- EXERCISE INPUT:
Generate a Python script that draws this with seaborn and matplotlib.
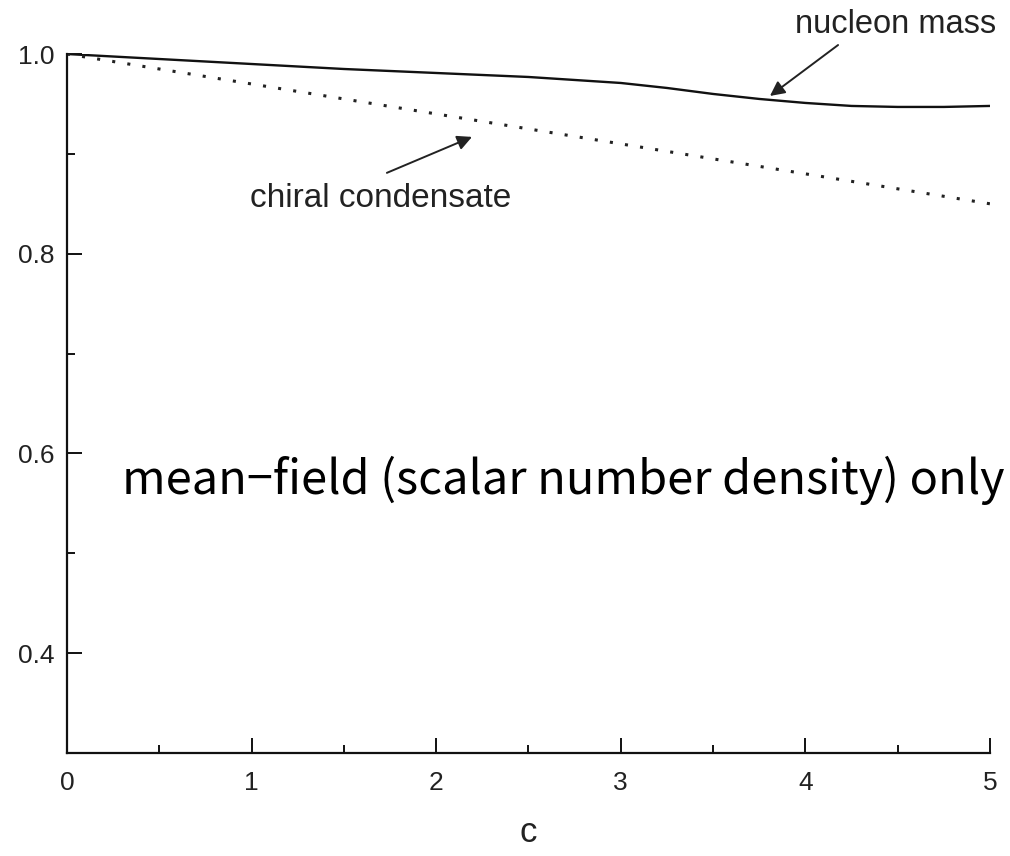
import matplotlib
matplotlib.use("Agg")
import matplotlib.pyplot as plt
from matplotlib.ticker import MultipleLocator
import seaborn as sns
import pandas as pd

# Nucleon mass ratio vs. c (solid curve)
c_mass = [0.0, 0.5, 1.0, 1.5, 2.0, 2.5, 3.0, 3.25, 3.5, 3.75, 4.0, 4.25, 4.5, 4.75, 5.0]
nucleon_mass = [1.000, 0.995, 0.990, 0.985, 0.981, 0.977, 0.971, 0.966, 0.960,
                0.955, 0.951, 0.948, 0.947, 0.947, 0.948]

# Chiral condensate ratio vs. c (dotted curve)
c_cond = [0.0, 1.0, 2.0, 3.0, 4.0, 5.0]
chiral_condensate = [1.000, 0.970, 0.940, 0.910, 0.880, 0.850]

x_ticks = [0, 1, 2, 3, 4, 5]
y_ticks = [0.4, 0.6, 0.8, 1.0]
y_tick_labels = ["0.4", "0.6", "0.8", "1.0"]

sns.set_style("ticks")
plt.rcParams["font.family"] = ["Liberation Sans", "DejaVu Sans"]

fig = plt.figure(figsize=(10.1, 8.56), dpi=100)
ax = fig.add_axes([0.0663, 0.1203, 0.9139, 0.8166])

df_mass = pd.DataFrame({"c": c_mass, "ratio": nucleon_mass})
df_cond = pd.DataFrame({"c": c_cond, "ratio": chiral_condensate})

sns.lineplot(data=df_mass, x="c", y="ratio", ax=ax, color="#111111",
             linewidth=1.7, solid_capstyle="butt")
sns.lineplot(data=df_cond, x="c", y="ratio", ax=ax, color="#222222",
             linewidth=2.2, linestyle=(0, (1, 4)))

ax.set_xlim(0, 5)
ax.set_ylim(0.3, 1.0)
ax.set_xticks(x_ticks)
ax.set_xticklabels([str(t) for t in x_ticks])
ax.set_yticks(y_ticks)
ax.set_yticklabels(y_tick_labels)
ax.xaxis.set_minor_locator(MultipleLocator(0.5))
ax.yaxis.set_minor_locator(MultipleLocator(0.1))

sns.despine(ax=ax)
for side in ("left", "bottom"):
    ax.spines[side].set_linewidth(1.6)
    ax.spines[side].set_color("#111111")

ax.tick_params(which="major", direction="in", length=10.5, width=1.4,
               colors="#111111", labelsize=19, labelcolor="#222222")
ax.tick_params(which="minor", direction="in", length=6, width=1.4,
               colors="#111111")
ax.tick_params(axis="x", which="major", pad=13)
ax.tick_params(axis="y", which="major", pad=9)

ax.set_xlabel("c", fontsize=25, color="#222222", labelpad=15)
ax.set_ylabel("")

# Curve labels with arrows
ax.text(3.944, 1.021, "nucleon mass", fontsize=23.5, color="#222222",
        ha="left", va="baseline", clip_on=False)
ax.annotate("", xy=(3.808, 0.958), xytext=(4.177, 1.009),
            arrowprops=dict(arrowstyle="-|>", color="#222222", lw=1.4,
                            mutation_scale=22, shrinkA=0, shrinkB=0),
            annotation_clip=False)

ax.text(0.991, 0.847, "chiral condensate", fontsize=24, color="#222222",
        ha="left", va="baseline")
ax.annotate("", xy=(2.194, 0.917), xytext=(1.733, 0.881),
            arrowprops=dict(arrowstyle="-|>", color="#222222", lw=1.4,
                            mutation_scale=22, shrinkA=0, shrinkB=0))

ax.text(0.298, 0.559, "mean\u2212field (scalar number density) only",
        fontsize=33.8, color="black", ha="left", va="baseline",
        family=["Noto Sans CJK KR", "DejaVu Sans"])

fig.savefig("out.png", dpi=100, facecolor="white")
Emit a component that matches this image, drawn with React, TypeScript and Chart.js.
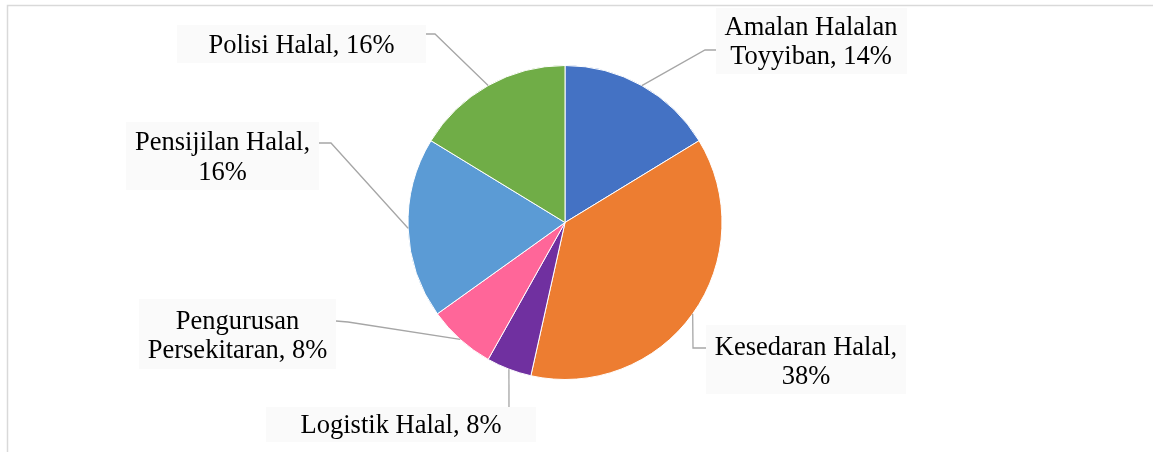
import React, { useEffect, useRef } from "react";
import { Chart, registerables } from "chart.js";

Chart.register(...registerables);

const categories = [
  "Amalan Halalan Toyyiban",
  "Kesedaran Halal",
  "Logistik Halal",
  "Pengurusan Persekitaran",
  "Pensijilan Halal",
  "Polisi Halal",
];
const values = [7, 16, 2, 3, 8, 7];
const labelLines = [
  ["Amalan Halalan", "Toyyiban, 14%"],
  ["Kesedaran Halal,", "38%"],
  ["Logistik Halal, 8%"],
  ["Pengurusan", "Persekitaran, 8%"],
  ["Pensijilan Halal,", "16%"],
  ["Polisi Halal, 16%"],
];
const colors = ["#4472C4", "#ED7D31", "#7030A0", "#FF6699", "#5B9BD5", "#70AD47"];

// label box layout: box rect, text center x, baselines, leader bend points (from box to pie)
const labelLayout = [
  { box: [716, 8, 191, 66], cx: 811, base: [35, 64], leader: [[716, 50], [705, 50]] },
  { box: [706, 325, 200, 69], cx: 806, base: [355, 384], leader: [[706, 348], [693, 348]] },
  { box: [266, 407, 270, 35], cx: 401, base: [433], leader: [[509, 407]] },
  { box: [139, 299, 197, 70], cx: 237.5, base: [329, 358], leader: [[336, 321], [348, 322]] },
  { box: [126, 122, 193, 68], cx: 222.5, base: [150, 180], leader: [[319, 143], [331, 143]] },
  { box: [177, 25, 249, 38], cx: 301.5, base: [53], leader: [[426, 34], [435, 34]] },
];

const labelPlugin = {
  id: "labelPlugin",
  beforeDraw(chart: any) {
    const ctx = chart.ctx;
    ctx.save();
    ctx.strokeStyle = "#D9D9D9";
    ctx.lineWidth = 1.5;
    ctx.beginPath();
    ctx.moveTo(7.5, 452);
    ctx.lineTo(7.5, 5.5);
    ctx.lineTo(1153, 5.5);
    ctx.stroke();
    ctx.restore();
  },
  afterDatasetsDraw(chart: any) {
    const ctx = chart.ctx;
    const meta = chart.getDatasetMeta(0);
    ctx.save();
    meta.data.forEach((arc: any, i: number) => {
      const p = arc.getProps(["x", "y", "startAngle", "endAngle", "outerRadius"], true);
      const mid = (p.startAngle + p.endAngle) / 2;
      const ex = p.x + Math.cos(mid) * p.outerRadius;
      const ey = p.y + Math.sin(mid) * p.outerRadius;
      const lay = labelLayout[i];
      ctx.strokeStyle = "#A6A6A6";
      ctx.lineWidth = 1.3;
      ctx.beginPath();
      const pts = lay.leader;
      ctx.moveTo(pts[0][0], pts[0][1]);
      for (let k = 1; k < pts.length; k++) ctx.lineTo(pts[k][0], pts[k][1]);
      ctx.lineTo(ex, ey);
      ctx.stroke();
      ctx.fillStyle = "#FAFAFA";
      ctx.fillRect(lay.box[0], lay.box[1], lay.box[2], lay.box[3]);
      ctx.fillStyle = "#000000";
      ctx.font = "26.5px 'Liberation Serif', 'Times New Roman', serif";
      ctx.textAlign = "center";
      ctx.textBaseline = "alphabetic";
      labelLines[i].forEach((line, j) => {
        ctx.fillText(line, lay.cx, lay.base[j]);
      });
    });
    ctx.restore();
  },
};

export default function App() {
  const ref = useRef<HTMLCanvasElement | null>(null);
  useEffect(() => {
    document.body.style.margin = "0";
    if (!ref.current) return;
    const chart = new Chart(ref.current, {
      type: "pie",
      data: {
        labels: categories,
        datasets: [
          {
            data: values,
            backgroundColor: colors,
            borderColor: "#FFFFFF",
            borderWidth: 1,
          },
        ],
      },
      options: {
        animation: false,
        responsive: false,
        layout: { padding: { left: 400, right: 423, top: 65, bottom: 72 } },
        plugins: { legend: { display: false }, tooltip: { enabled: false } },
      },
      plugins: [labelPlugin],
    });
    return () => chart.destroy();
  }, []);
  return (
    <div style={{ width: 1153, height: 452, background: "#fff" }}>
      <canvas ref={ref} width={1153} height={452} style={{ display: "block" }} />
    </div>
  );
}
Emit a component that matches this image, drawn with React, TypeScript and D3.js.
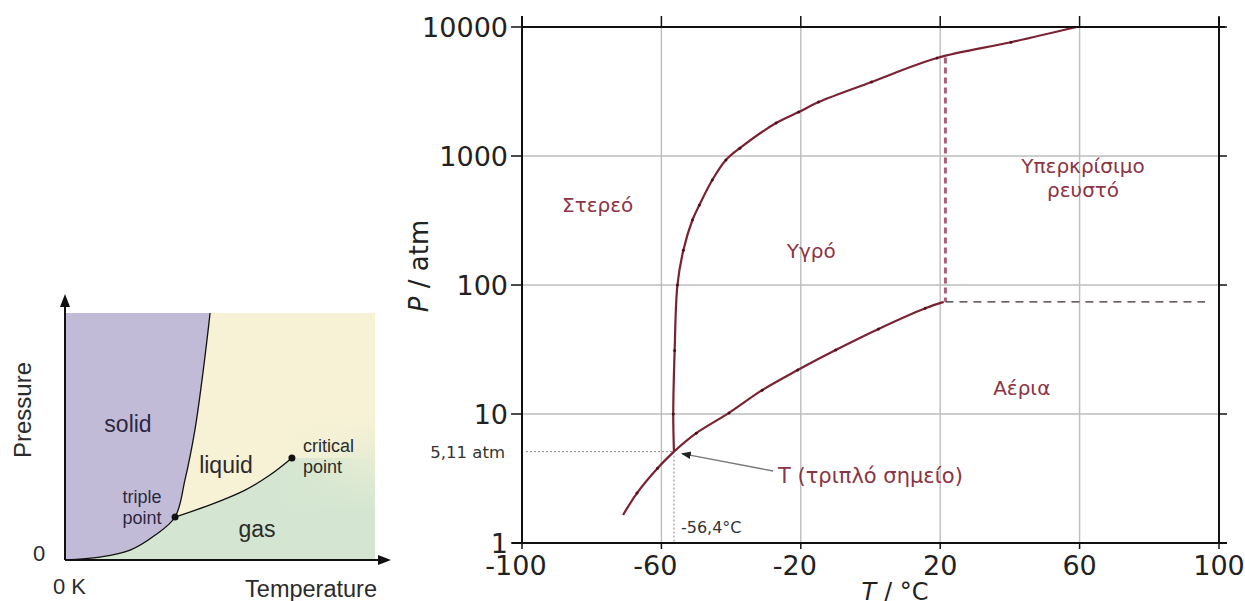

- EXERCISE TASK:
From the first line above down to the line with "ax.yaxis.set_minor_locator(MultipleLocator(0.1))", reproduce every line and no others, omitting pictures.

- THE ANSWER:
Generate a Python script that draws this with seaborn and matplotlib.
import matplotlib
matplotlib.use("Agg")
import matplotlib.pyplot as plt
from matplotlib.ticker import MultipleLocator
import seaborn as sns
import pandas as pd

# Nucleon mass ratio vs. c (solid curve)
c_mass = [0.0, 0.5, 1.0, 1.5, 2.0, 2.5, 3.0, 3.25, 3.5, 3.75, 4.0, 4.25, 4.5, 4.75, 5.0]
nucleon_mass = [1.000, 0.995, 0.990, 0.985, 0.981, 0.977, 0.971, 0.966, 0.960,
                0.955, 0.951, 0.948, 0.947, 0.947, 0.948]

# Chiral condensate ratio vs. c (dotted curve)
c_cond = [0.0, 1.0, 2.0, 3.0, 4.0, 5.0]
chiral_condensate = [1.000, 0.970, 0.940, 0.910, 0.880, 0.850]

x_ticks = [0, 1, 2, 3, 4, 5]
y_ticks = [0.4, 0.6, 0.8, 1.0]
y_tick_labels = ["0.4", "0.6", "0.8", "1.0"]

sns.set_style("ticks")
plt.rcParams["font.family"] = ["Liberation Sans", "DejaVu Sans"]

fig = plt.figure(figsize=(10.1, 8.56), dpi=100)
ax = fig.add_axes([0.0663, 0.1203, 0.9139, 0.8166])

df_mass = pd.DataFrame({"c": c_mass, "ratio": nucleon_mass})
df_cond = pd.DataFrame({"c": c_cond, "ratio": chiral_condensate})

sns.lineplot(data=df_mass, x="c", y="ratio", ax=ax, color="#111111",
             linewidth=1.7, solid_capstyle="butt")
sns.lineplot(data=df_cond, x="c", y="ratio", ax=ax, color="#222222",
             linewidth=2.2, linestyle=(0, (1, 4)))

ax.set_xlim(0, 5)
ax.set_ylim(0.3, 1.0)
ax.set_xticks(x_ticks)
ax.set_xticklabels([str(t) for t in x_ticks])
ax.set_yticks(y_ticks)
ax.set_yticklabels(y_tick_labels)
ax.xaxis.set_minor_locator(MultipleLocator(0.5))
ax.yaxis.set_minor_locator(MultipleLocator(0.1))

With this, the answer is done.